On June 24, 2026, the Government of Alberta released an updated version of its biomass-related carbon offset framework under the Technology Innovation and Emissions Reduction (TIER) regulation, renaming the "Quantification Protocol for Energy Generation from the Combustion of Biomass Waste" to the "Biomass Waste Combustion for Energy Generation Quantification Protocol" as part of broader updates to its scope and methodology.
The updated protocol expands and clarifies its scope to include the quantification of emissions reductions arising from the combustion of biomass waste used to generate useful heat that directly displaces fossil fuel–sourced thermal energy. This shift formalizes heat displacement as a core crediting pathway, strengthening the role of biomass energy systems in Alberta’s offset market. At the same time, the protocol introduces clearer definitions around system boundaries and emissions attribution to improve consistency in offset credit generation across different project types.
Methodologically, the protocol has been updated to align with current datasets, reporting tools, and emissions calculation resources used across Alberta’s industrial and waste sectors. This includes a consolidated approach to quantification, where baseline and project emissions methodologies have been combined into a single structured framework. This integration simplifies reporting requirements while ensuring consistent application of emissions factors and displacement assumptions across eligible biomass pathways.

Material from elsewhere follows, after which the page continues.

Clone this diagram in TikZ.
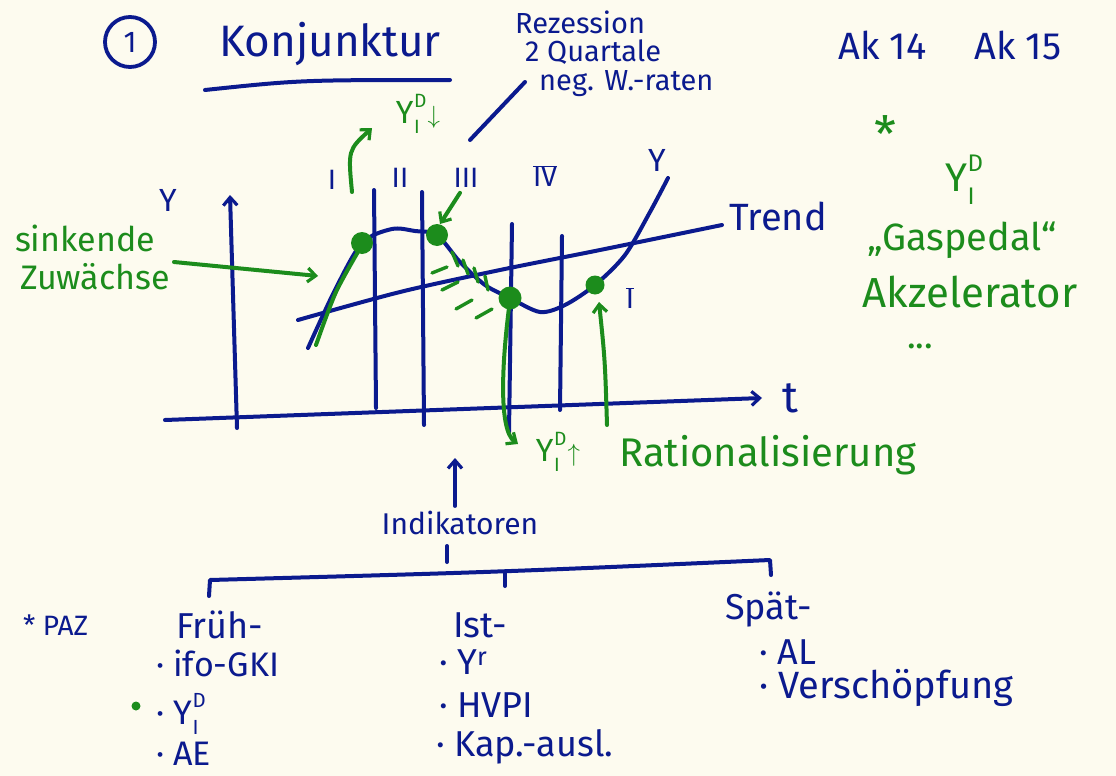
\documentclass[tikz,border=0pt]{standalone}
\usepackage{fontspec}
\setmainfont{Fira Sans}
\usetikzlibrary{arrows.meta}
\definecolor{ink}{HTML}{0B1A8E}
\definecolor{grn}{HTML}{1C8C1C}
\definecolor{paper}{HTML}{FDFBEF}
\newcommand{\YDI}{Y\kern0.5pt\rlap{\raisebox{0.5em}{\scalebox{0.6}{D}}}\raisebox{-0.32em}{\scalebox{0.6}{I}}\kern0.25em}
\newcommand{\fs}[1]{\fontsize{#1}{#1}\selectfont}
\begin{document}
\begin{tikzpicture}[x=1pt,y=-1pt,line cap=round,line join=round,
  pen/.style={draw=ink,line width=4pt},
  gpen/.style={draw=grn,line width=4pt},
  btxt/.style={text=ink,inner sep=1pt},
  gtxt/.style={text=grn,inner sep=1pt},
  tip/.style={-{Straight Barb[length=8pt,width=14pt,line width=3.2pt]}}]
\fill[paper] (0,0) rectangle (1116,776);
\useasboundingbox (0,0) rectangle (1116,776);

% header
\node[draw=ink,line width=3.8pt,circle,minimum size=50pt,text=ink,font=\fs{30}] (num) at (130,42) {1};
\node[btxt,font=\fs{44}] (title) at (330,44) {Konjunktur};
\draw[pen] (205,90) .. controls (300,80) .. (450,80);
\node[btxt,font=\fs{29},anchor=west] (rez1) at (514,22) {Rezession};
\node[btxt,font=\fs{29},anchor=west] (rez2) at (524,52) {2 Quartale};
\node[btxt,font=\fs{29},anchor=west] (rez3) at (538,84) {neg. W.-raten};
\coordinate (slA) at (470,140);
\coordinate (slB) at (525,82);
\draw[pen] (slA) -- (slB);
\node[btxt,font=\fs{38}] (ak) at (950,45) {Ak 14 \quad Ak 15};

% right note
\node[gtxt,font=\fs{50}] (star) at (885,134) {*};
\node[gtxt,font=\fs{40}] (ydi) at (965,180) {\YDI};
\node[gtxt,font=\fs{38}] (gas) at (962,240) {„Gaspedal“};
\node[gtxt,font=\fs{42}] (akz) at (970,292) {Akzelerator};
\node[gtxt,font=\fs{36}] (dots) at (920,346) {...};

% axes
\coordinate (yb) at (237,428);
\coordinate (yt) at (230,195);
\draw[pen,tip] (yb) -- (yt);
\coordinate (xl) at (165,420);
\coordinate (xr) at (762,398);
\draw[pen,tip] (xl) -- (xr);
\node[btxt,font=\fs{32}] (ylab) at (168,200) {Y};
\node[btxt,font=\fs{44}] (tlab) at (790,398) {t};

% phase lines
\draw[pen] (374,190) -- (376,408);
\draw[pen] (422,192) -- (424,425);
\draw[pen] (512,224) -- (509,432);
\draw[pen] (562,236) -- (560,410);
\node[btxt,font=\fs{28}] (p1) at (332,180) {I};
\node[btxt,font=\fs{28}] (p2) at (400,178) {II};
\node[btxt,font=\fs{28}] (p3) at (466,178) {III};
\node[btxt,font=\fs{28}] (p4) at (545,176) {$\overline{\mathrm{IV}}$};

% trend and curve
\draw[pen] plot[smooth] coordinates {(298,320) (400,292) (500,270) (600,250) (722,225)};
\node[btxt,font=\fs{38},anchor=west] (trend) at (728,216) {Trend};
\draw[pen] plot[smooth] coordinates {(308,348) (335,290) (362,243) (392,229) (415,231) (437,235) (460,262) (485,285) (510,298) (540,312) (565,305) (595,285) (625,255) (650,212) (668,178)};
\node[btxt,font=\fs{32}] (ycur) at (657,160) {Y};
\node[btxt,font=\fs{28}] (ilow) at (630,298) {$\overline{\mathrm{I}}$};

% green overlay
\draw[gpen] plot[smooth] coordinates {(316,345) (336,292) (362,245)};
\fill[grn] (362,243) circle (11);
\fill[grn] (437,235) circle (11);
\fill[grn] (510,298) circle (11.5);
\fill[grn] (595,285) circle (9.5);
\foreach \a/\b in {{(452,252)}/{(458,266)},{(463,260)}/{(468,274)},{(474,268)}/{(478,282)},{(485,276)}/{(488,290)},
                   {(432,273)}/{(447,267)},{(442,290)}/{(458,282)},{(456,309)}/{(472,300)},{(476,318)}/{(492,309)}}
  \draw[grn,line width=3.4pt] \a -- \b;

\node[gtxt,font=\fs{34}] (sink) at (85,238) {sinkende};
\node[gtxt,font=\fs{34}] (zuw) at (95,277) {Zuwächse};
\coordinate (szA) at (174,262);
\coordinate (szB) at (318,276);
\draw[gpen,tip] (szA) -- (szB);

\coordinate (d3) at (440,224);
\draw[gpen,tip] (p3.south) ++(-6,4) -- (d3);

\node[gtxt,font=\fs{32}] (ytop) at (418,114) {\YDI$\downarrow$};
\coordinate (gtA) at (352,192);
\draw[gpen,tip] (gtA) .. controls (348,150) .. (372,128);

\node[gtxt,font=\fs{32}] (ratY) at (558,452) {\YDI$\uparrow$};
\node[gtxt,font=\fs{40},anchor=west] (rat) at (618,455) {Rationalisierung};
\draw[gpen,tip] (510,300) .. controls (502,360) and (498,430) .. (518,444);
\coordinate (upA) at (607,425);
\coordinate (upB) at (599,302);
\draw[gpen,tip] (upA) .. controls (605,360) .. (upB);

% indicators
\node[btxt,font=\fs{30}] (ind) at (460,523) {Indikatoren};
\coordinate (indUp) at (455,458);
\draw[pen,tip] (ind.north -| indUp) ++(0,-4) -- (indUp);
\draw[pen] (447,546) -- (447,562);
\draw[pen] (209,596) -- (210,580) .. controls (500,572) .. (770,560) -- (771,575);
\draw[pen] (505,573) -- (505,586);

\node[btxt,font=\fs{28},anchor=west] (paz) at (22,625) {* PAZ};
\node[btxt,font=\fs{36},anchor=west] (fru) at (175,625) {Früh-};
\node[btxt,font=\fs{34},anchor=west] (f1) at (155,663) {· ifo-GKI};
\node[btxt,font=\fs{34},anchor=west] (f2) at (155,714) {· \YDI};
\node[btxt,font=\fs{34},anchor=west] (f3) at (155,754) {· AE};
\fill[grn] (136,706) circle (4.5);
\node[btxt,font=\fs{36},anchor=west] (ist) at (452,625) {Ist-};
\node[btxt,font=\fs{36},anchor=west] (i1) at (438,662) {· $\mathrm{Y}^{\mathrm{r}}$};
\node[btxt,font=\fs{36},anchor=west] (i2) at (438,705) {· HVPI};
\node[btxt,font=\fs{36},anchor=west] (i3) at (435,747) {· Kap.-ausl.};
\node[btxt,font=\fs{36},anchor=west] (spa) at (724,610) {Spät-};
\node[btxt,font=\fs{36},anchor=west] (s1) at (758,652) {· AL};
\node[btxt,font=\fs{38},anchor=west] (s2) at (758,688) {· Verschöpfung};
\end{tikzpicture}
\end{document}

A key structural change in the revised version is the updated treatment of levied emission sources within project accounting. The protocol discusses the removal and revised handling of emissions subject to carbon levies, including how these emissions should be accounted for. For offset claims registered on or after April 1, 2025, project developers are required to monitor, measure, quantify, and verify all included emission sources as defined within the protocol boundary. This requirement ensures that emissions previously accounted for under separate levied frameworks are now fully incorporated into offset quantification where applicable, creating a unified accounting structure within the project boundary. This change is intended to improve transparency and reduce inconsistencies between tax-levied emissions and offset accounting systems.

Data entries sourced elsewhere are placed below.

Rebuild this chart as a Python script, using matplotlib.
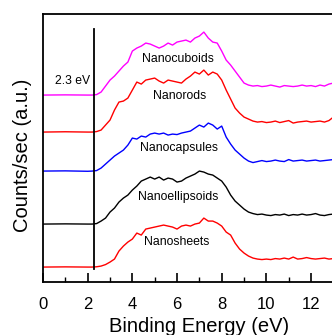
import matplotlib
matplotlib.use("Agg")
import matplotlib.pyplot as plt
from matplotlib.ticker import MultipleLocator

plt.rcParams['font.family'] = ['Liberation Sans', 'DejaVu Sans']

# binding energy grid (eV)
energy = [0.0, 1.0, 2.0, 2.2, 2.4, 2.6, 2.8, 3.0, 3.2, 3.4, 3.6, 3.8, 4.0, 4.2, 4.4,
          4.6, 4.8, 5.0, 5.2, 5.4, 5.6, 5.8, 6.0, 6.2, 6.4, 6.6, 6.8, 7.0, 7.2, 7.4,
          7.6, 7.8, 8.0, 8.2, 8.4, 8.6, 8.8, 9.0, 9.2, 9.4, 9.6, 9.8, 10.0, 10.2, 10.4,
          10.6, 10.8, 11.0, 11.2, 11.4, 11.6, 11.8, 12.0, 12.2, 12.4, 12.6, 12.8, 13.0,
          13.2, 13.4, 13.6, 13.8, 14.0]

# stacked spectra (arbitrary units, offsets included)
nanocuboids = [187, 187.2, 187, 187, 187.5, 190, 196, 202, 206, 211, 216, 220, 231, 234, 236,
               239, 238, 236, 234, 236, 239, 237, 240, 241, 242, 240, 244, 246, 250, 244,
               240, 239, 231, 222, 217, 211, 205, 199, 197, 196, 196.5, 195.5, 196, 197, 196,
               195, 196.5, 196, 195.5, 196, 197, 196, 196.5, 195.5, 197, 196, 198, 199,
               197, 198, 197, 198, 197]
nanorods = [150, 150.3, 150, 150, 150.5, 152, 157, 162, 172, 180, 181, 184, 192, 200, 198,
            202, 203, 204, 201, 199, 202, 201, 200, 199, 203, 206, 210, 208, 212, 207,
            210, 208, 202, 192, 183, 174, 169, 165, 163, 161, 160, 160.5, 159.5, 160, 161,
            159.5, 160.5, 161.5, 159, 160, 160.5, 161, 160, 160.5, 161, 160, 161.5, 165,
            163, 164, 162, 163, 162]
nanocapsules = [111, 111.2, 110.8, 111, 111.5, 114, 118, 122, 126, 129, 132, 137, 144, 143, 146,
                145, 148, 149, 148, 149, 147, 148, 147.5, 149, 150, 151, 154, 157, 155, 159,
                157, 153, 156, 145, 138, 132, 128, 124, 121, 119.5, 120.5, 121.5, 120.5, 121, 122,
                121, 120.5, 122.5, 121, 121.5, 122, 121, 121.5, 122, 121, 121.5, 122, 122.5,
                122, 121.5, 122, 121.5, 122]
nanoellipsoids = [58, 58.2, 58, 58, 58.5, 61, 64, 70, 74, 80, 84, 87, 92, 96, 101,
                  103, 105, 103, 105, 102, 104, 103, 100, 101, 104, 106, 108, 111, 110, 108,
                  107, 104, 101, 95, 87, 81, 77, 73, 70, 68.5, 67.5, 68, 67, 66.5, 67.5,
                  67, 68, 66.5, 67.5, 67, 68, 67, 67.5, 68.5, 67, 66.5, 67.5, 68,
                  67.5, 68, 67, 68, 67.5]
nanosheets = [15, 15.2, 15, 15, 15.3, 16, 17.5, 20, 23, 31, 36, 40, 43, 49, 47,
              53, 54, 55, 56, 57, 56, 55, 53, 56, 57, 56, 58, 59, 64, 61,
              61, 59, 56, 50, 47, 39, 33, 29, 26, 24, 23, 22.5, 23, 22.5, 23.5,
              23, 24, 23, 25, 23, 23.5, 24.5, 23.5, 23, 23.5, 24, 23, 23.5,
              23, 24, 23, 23.5, 23]

series = [nanocuboids, nanorods, nanocapsules, nanoellipsoids, nanosheets]
colors = ['#ff00ff', '#ff0000', '#0000ff', '#000000', '#ff0000']
names = ['Nanocuboids', 'Nanorods', 'Nanocapsules', 'Nanoellipsoids', 'Nanosheets']
label_x = [6.05, 6.1, 6.1, 6.05, 6.0]
label_y = [223, 186, 134, 85, 40]

gap_energy = 2.3

fig = plt.figure(figsize=(3.32, 3.35), dpi=100)
ax = fig.add_axes([0.1295, 0.158, 0.942, 0.8])

for ys, c in zip(series, colors):
    ax.plot(energy, ys, color=c, lw=1.0)

for name, lx, ly in zip(names, label_x, label_y):
    ax.text(lx, ly, name, ha='center', va='center', fontsize=8.8)

ax.plot([gap_energy, gap_energy], [13, 253], color='black', lw=1.3)
ax.text(1.32, 201, '%.1f eV' % gap_energy, ha='center', va='center', fontsize=8.7)

ax.set_xlim(0, 14)
ax.set_ylim(0, 268)
# only ticks that fall inside the visible picture
ax.set_xticks([0, 2, 4, 6, 8, 10, 12])
ax.set_xticks([1, 3, 5, 7, 9, 11, 13], minor=True)
ax.tick_params(axis='x', which='major', direction='in', length=6.5, width=1.2,
               labelsize=12, pad=11)
ax.tick_params(axis='x', which='minor', direction='in', length=3.5, width=1.0)
ax.set_yticks([])
for s in ax.spines.values():
    s.set_linewidth(1.3)

ax.set_xlabel('Binding Energy (eV)', fontsize=14.5, labelpad=3)
ax.set_ylabel('Counts/sec (a.u.)', fontsize=14.5, va='center')
ax.yaxis.set_label_coords(-0.067, 0.474)

fig.savefig('out.png', dpi=100)
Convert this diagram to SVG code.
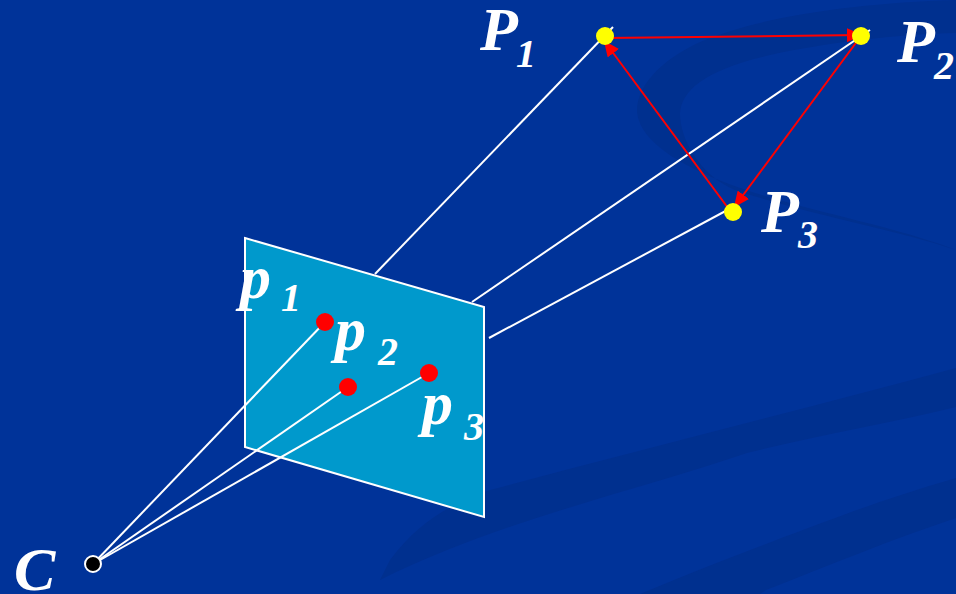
<svg xmlns="http://www.w3.org/2000/svg" width="956" height="594" viewBox="0 0 956 594">
<style>
.sw{fill:#00308f}
.w{stroke:#fff;stroke-width:2;fill:none}
.r{stroke:#f00;stroke-width:2;fill:none;marker-end:url(#a)}
text{font-family:"Liberation Serif","Times New Roman",serif;font-weight:bold;font-style:italic;fill:#fff}
.m{font-size:62px}
.s{font-size:40px}
.ye{fill:#ff0}
.rd{fill:#f00}
</style>
<defs><marker id="a" markerUnits="userSpaceOnUse" markerWidth="16" markerHeight="14" refX="14" refY="7" orient="auto"><path d="M0,0L16,7L0,14z" fill="#f00"/></marker></defs>
<rect width="956" height="594" fill="#039"/>
<g id="background">
<path class="sw" d="M956,0C860,3 770,15 710,38C665,55 636,85 637,112C640,145 690,170 740,188C810,212 890,225 956,250C890,228 810,215 735,190C700,175 680,140 680,113C682,90 705,70 770,55C830,42 900,34 956,33z"/>
<path class="sw" d="M956,368C800,410 640,450 490,490C450,505 420,520 390,560L380,580C500,520 640,490 747,453C820,435 890,423 956,407z"/>
<path class="sw" d="M956,478C880,500 830,520 784,537C750,550 710,565 674,580L640,594H760L766,590C830,565 890,540 956,518z"/>
</g>
<g id="plane"><path d="M245,238L484,307V517L245,447z" fill="#09c" stroke="#fff" stroke-width="2"/></g>
<g id="connectors">
<path class="w" d="M375,274L613,27"/>
<path class="w" d="M472,302L870,30"/>
<path class="w" d="M489,338L733,207"/>
<path class="w" d="M93,564L325,322"/>
<path class="w" d="M93,564L348,387"/>
<path class="w" d="M93,564L429,373"/>
<path class="r" d="M605,38L861,35"/>
<path class="r" d="M861,36L735,206"/>
<path class="r" d="M731,212L605,42"/>
</g>
<g id="P1"><circle class="ye" cx="605" cy="36" r="9"/><text class="m" x="480" y="50">P</text><text class="s" x="516" y="67">1</text></g>
<g id="P2"><circle class="ye" cx="861" cy="36" r="9"/><text class="m" x="897" y="62">P</text><text class="s" x="934" y="79">2</text></g>
<g id="P3"><circle class="ye" cx="733" cy="212" r="9"/><text class="m" x="761" y="232">P</text><text class="s" x="798" y="248">3</text></g>
<g id="p1"><circle class="rd" cx="325" cy="322" r="9"/><text class="m" x="240" y="298">p</text><text class="s" x="281" y="311">1</text></g>
<g id="p2"><circle class="rd" cx="348" cy="387" r="9"/><text class="m" x="335" y="350">p</text><text class="s" x="378" y="365">2</text></g>
<g id="p3"><circle class="rd" cx="429" cy="373" r="9"/><text class="m" x="422" y="424">p</text><text class="s" x="464" y="440">3</text></g>
<g id="C"><circle cx="93" cy="564" r="8" fill="#000" stroke="#fff" stroke-width="2"/><text class="m" x="14" y="590">C</text></g>
</svg>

Eligible feedstocks continue to include forest mill residues, agricultural residues, municipal organic waste, and forest biomass affected by natural disturbances such as wildfires or mountain pine beetle outbreaks. The protocol distinguishes between direct energy displacement credits and flexibility mechanisms for avoided methane emissions from landfill diversion or uncontrolled decomposition, while excluding regulated disposal practices, such as incineration and stockpiling of certain forestry wastes, from flexibility mechanism credits.
Consequently, the protocol establishes two compliance pathways for generating credits. The first is direct fossil fuel displacement, where emissions reductions are quantified when biomass waste is used to produce electricity or useful heat that replaces grid power or fossil fuel–based thermal energy. The second is a baseline diversion flexibility mechanism, which allows additional credits when developers demonstrate that biomass waste would otherwise have been landfilled or openly burned, resulting in methane-intensive emissions. This pathway generates credits by quantifying avoided disposal emissions against a defined historical baseline. Compliance requires continuous metering, monthly reconciliations, and an independent third-party verification.
Implications for Alberta TIER Markets
The updated protocol expands Alberta's biomass-based crediting framework by broadening eligible compliance pathways and project types and is expected to increase the supply of biomass-based offsets while strengthening the role of bioenergy as a key decarbonization strategy under the TIER system. By formally recognizing heat displacement from biomass combustion and consolidating baseline and project methodologies, it improves methodological clarity and enables a broader range of facilities with significant thermal energy demand to generate compliance credits by replacing fossil fuel–based heat with biomass energy. The revised treatment of levied emission sources, together with post–April 1, 2025 accounting requirements, further aligns carbon pricing and offset calculations, improving consistency in emissions attribution and supporting greater market transparency.
The protocol also aligns with the recently finalized Canada–Alberta Memorandum of Understanding (MOU) Implementation Agreement, which provides greater long-term certainty for Alberta's industrial carbon market. While the MOU strengthens overall market stability, the protocol establishes a standardized framework for generating biomass-based compliance credits. Together, these developments expand compliance opportunities while reinforcing rigorous accounting, monitoring, and verification requirements to maintain credit integrity. Overall, the protocol strengthens the financial viability and operational clarity of biomass projects, supporting broader deployment of biomass-based heat displacement technologies and standardized emissions quantification across Alberta's TIER framework.